Auf seiner Reise in die Niederlande zeigte Dürer im Juni 1521 die Medaille Margarete von Österreich. Doch sie fand kein Gefallen am Werk, wohl wegen dem jugendlichen Bildnis (Dürers Bericht). Der Kaiser bekam die Medaille wohl nie zu Gesicht.
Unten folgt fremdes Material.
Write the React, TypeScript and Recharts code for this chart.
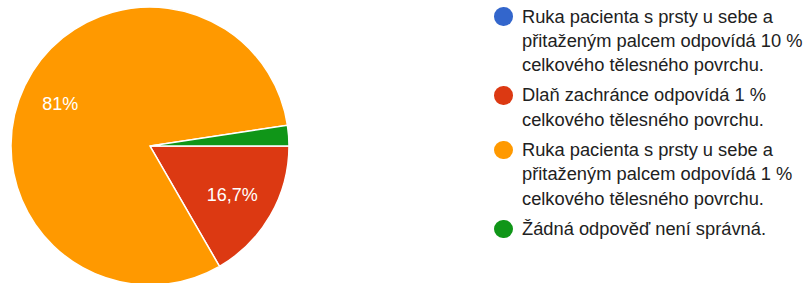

1613 waren 24 der Medaillen sowie die dazugehörigen Stempel im Nürnberger Rathaus inventarisiert und aufbewahrt. Anfang des 19. Jh. gelangten die Prägestempel in Privatbesitz. 1906 berichtet G. Habich: "Bei dem Versuch einer Neuprägung, der vor geraumer Zeit auf der Münze in München angestellt wurde, gingen sie beim ersten Schlag in Stücke". Die verloren gegangene Prägeerfahrung des Hans Krafft wäre offensichtlich sehr nützlich gewesen! Von den Medaillen sind 12 Originale erhalten. 1987 begab sich Hermann Maué auf Spurensuche und rekonstruierte die Geschichte dieser bemerkenswerten Medaille.

Lit.:
• Hermann Maué,   Die Dedikationsmedaille der Stadt Nürnberg für Kaiser Karl V. von 1521,
    in: Anzeiger des Germanischen Nationalmuseums 1987, S.227-244.
• H. Maué,  Hans Krafft   in: S.Scher (Ed.), The Currency of Fame: Portrait Medals of the Renaissance,
    1994, p.203-204.
• H. Maué,  Benvenuto Cellinis Ausführungen zur Münz- und Medaillenprägung - Beobachtungen an
    geprägten Renaissance- und Barockmedaillen
,   in: Interdisziplinäre Tagung zur Geschichte der
    neuzeitlichen Metallgeldproduktion, Tagung in Stolberg(Harz) im April 2006, S.151-172.
• P. Grotemeyer (1970) und H. Maué (1987 & 2006), in Aussschnitte über Hans Krafft (PDF-Datei ohne Abb.).
• Germanisches Nationalmuseum Nürnberg: Das Nürnberger Exemplar der Dedikationsmedaille.
• Rainer Wohlfeil,   Porträtgalerie: Bildnisse zur Kaiserwahl   (zum Vergleich mit Dürers Medaillenbildnis).